:: EXERCISE INSTRUCTIONS ::
Retype only what runs from the beginning of the data through the line with "const yTitle = 'Rate per 100,000 population';"; please omit the pictures and keep every line exact.

:: INFORMATION PROVIDED ::
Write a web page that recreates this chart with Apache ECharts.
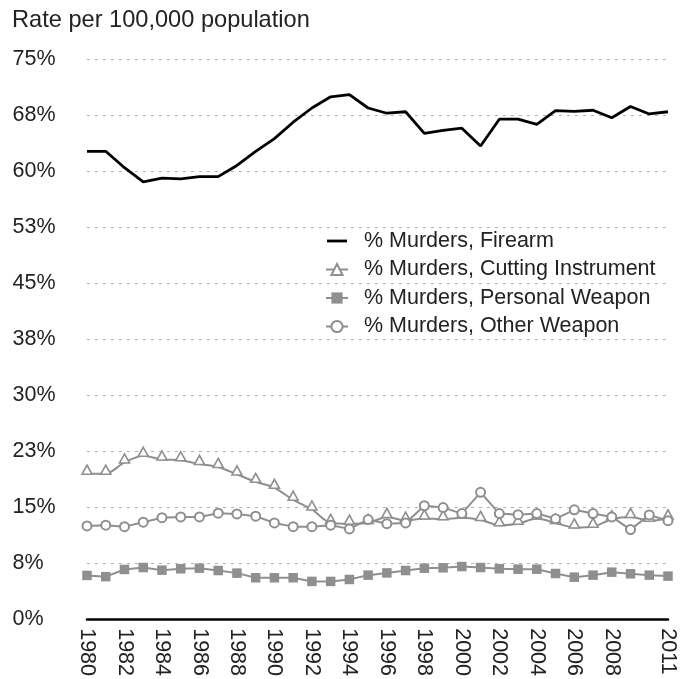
<!DOCTYPE html>
<html>
<head>
<meta charset="utf-8">
<script src="https://cdn.jsdelivr.net/npm/echarts@6/dist/echarts.min.js"></script>
<style>
html,body{margin:0;padding:0;background:#fff;}
#chart{width:691px;height:679px;}
</style>
</head>
<body>
<div id="chart"></div>
<script>
const years = ['1980','1981','1982','1983','1984','1985','1986','1987','1988','1989','1990','1991','1992','1993','1994','1995','1996','1997','1998','1999','2000','2001','2002','2003','2004','2005','2006','2007','2008','2009','2010','2011'];
const firearm = [62.7,62.7,60.5,58.6,59.1,59.0,59.3,59.3,60.8,62.7,64.4,66.6,68.5,70.0,70.3,68.5,67.8,68.0,65.1,65.5,65.8,63.4,67.0,67.0,66.3,68.15,68.06,68.2,67.2,68.7,67.7,68.0];
const cutting = [19.5,19.5,21.0,21.9,21.4,21.3,20.8,20.4,19.4,18.4,17.6,16.0,14.7,12.9,12.8,12.9,13.7,13.2,13.5,13.4,13.6,13.3,12.6,12.8,13.5,12.9,12.3,12.4,13.4,13.7,13.2,13.5];
const personal = [5.86,5.7,6.66,6.92,6.57,6.75,6.83,6.52,6.17,5.55,5.55,5.55,5.06,5.06,5.32,5.9,6.2,6.52,6.83,6.88,7.05,6.92,6.75,6.7,6.7,6.12,5.63,5.9,6.3,6.08,5.9,5.77];
const other = [12.5,12.6,12.4,13.0,13.6,13.7,13.7,14.2,14.1,13.8,12.9,12.4,12.4,12.6,12.1,13.35,12.8,12.9,15.2,14.95,14.15,17.0,14.15,14.0,14.15,13.45,14.65,14.15,13.7,12.0,13.97,13.2];
const seriesNames = ['% Murders, Firearm','% Murders, Cutting Instrument','% Murders, Personal Weapon','% Murders, Other Weapon'];
const yTitle = 'Rate per 100,000 population';

const FONT = '"Liberation Sans", Arial, Helvetica, sans-serif';
const GRAY = '#8f8f8f';
const chart = echarts.init(document.getElementById('chart'), null, {renderer:'canvas'});
chart.setOption({
  animation:false,
  backgroundColor:'#fff',
  title:{text:yTitle,left:12,top:8,padding:0,textStyle:{fontFamily:FONT,fontSize:23.6,fontWeight:'normal',color:'#222'}},
  grid:{left:87,right:23,top:59.5,bottom:56,containLabel:false},
  legend:{
    orient:'vertical',left:325,top:230,itemWidth:22,itemHeight:14,itemGap:6.5,padding:0,
    textStyle:{fontFamily:FONT,fontSize:21.5,color:'#222',padding:[0,0,0,11]},
    data:[
      {name:seriesNames[0],icon:'path://M0,0 M22,14 M1,5.6 L21,5.6 L21,8.4 L1,8.4 Z',itemStyle:{color:'#000',borderWidth:0}},
      seriesNames[1],seriesNames[2],seriesNames[3]
    ]
  },
  xAxis:{
    type:'category',data:years,boundaryGap:false,
    axisLine:{lineStyle:{color:'#000',width:2.5}},
    axisTick:{show:false},
    axisLabel:{rotate:-90,margin:9,fontFamily:FONT,fontSize:21.5,color:'#222',
      interval:function(i){return (i%2===0 && i<30) || i===31;}},
    splitLine:{show:false}
  },
  yAxis:{
    type:'value',min:0,max:75,interval:7.5,
    axisLine:{show:false},axisTick:{show:false},
    axisLabel:{align:'left',margin:74.5,fontFamily:FONT,fontSize:21.5,color:'#222',
      formatter:function(v){return Math.round(v)+'%';}},
    splitLine:{lineStyle:{color:'#b3b3b3',width:1,type:[3,5]}}
  },
  series:[
    {name:seriesNames[0],type:'line',data:firearm,symbol:'none',
     lineStyle:{color:'#000',width:2.8},itemStyle:{color:'#000'},z:5},
    {name:seriesNames[1],type:'line',data:cutting,smooth:0.3,symbol:'triangle',symbolSize:[10,9],symbolOffset:[0,-4],
     lineStyle:{color:GRAY,width:2},itemStyle:{color:'#fff',borderColor:GRAY,borderWidth:1.6},z:3},
    {name:seriesNames[2],type:'line',data:personal,symbol:'rect',symbolSize:9.5,
     lineStyle:{color:GRAY,width:2},itemStyle:{color:GRAY,borderColor:GRAY,borderWidth:0},z:3},
    {name:seriesNames[3],type:'line',data:other,symbol:'circle',symbolSize:9,showAllSymbol:true,
     lineStyle:{color:GRAY,width:2},itemStyle:{color:'#fff',borderColor:GRAY,borderWidth:2},z:4}
  ]
});
</script>
</body>
</html>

:: ANSWER FOR THIS EXERCISE ::
Write a web page that recreates this chart with Apache ECharts.
<!DOCTYPE html>
<html>
<head>
<meta charset="utf-8">
<script src="https://cdn.jsdelivr.net/npm/echarts@6/dist/echarts.min.js"></script>
<style>
html,body{margin:0;padding:0;background:#fff;}
#chart{width:691px;height:679px;}
</style>
</head>
<body>
<div id="chart"></div>
<script>
const years = ['1980','1981','1982','1983','1984','1985','1986','1987','1988','1989','1990','1991','1992','1993','1994','1995','1996','1997','1998','1999','2000','2001','2002','2003','2004','2005','2006','2007','2008','2009','2010','2011'];
const firearm = [62.7,62.7,60.5,58.6,59.1,59.0,59.3,59.3,60.8,62.7,64.4,66.6,68.5,70.0,70.3,68.5,67.8,68.0,65.1,65.5,65.8,63.4,67.0,67.0,66.3,68.15,68.06,68.2,67.2,68.7,67.7,68.0];
const cutting = [19.5,19.5,21.0,21.9,21.4,21.3,20.8,20.4,19.4,18.4,17.6,16.0,14.7,12.9,12.8,12.9,13.7,13.2,13.5,13.4,13.6,13.3,12.6,12.8,13.5,12.9,12.3,12.4,13.4,13.7,13.2,13.5];
const personal = [5.86,5.7,6.66,6.92,6.57,6.75,6.83,6.52,6.17,5.55,5.55,5.55,5.06,5.06,5.32,5.9,6.2,6.52,6.83,6.88,7.05,6.92,6.75,6.7,6.7,6.12,5.63,5.9,6.3,6.08,5.9,5.77];
const other = [12.5,12.6,12.4,13.0,13.6,13.7,13.7,14.2,14.1,13.8,12.9,12.4,12.4,12.6,12.1,13.35,12.8,12.9,15.2,14.95,14.15,17.0,14.15,14.0,14.15,13.45,14.65,14.15,13.7,12.0,13.97,13.2];
const seriesNames = ['% Murders, Firearm','% Murders, Cutting Instrument','% Murders, Personal Weapon','% Murders, Other Weapon'];
const yTitle = 'Rate per 100,000 population';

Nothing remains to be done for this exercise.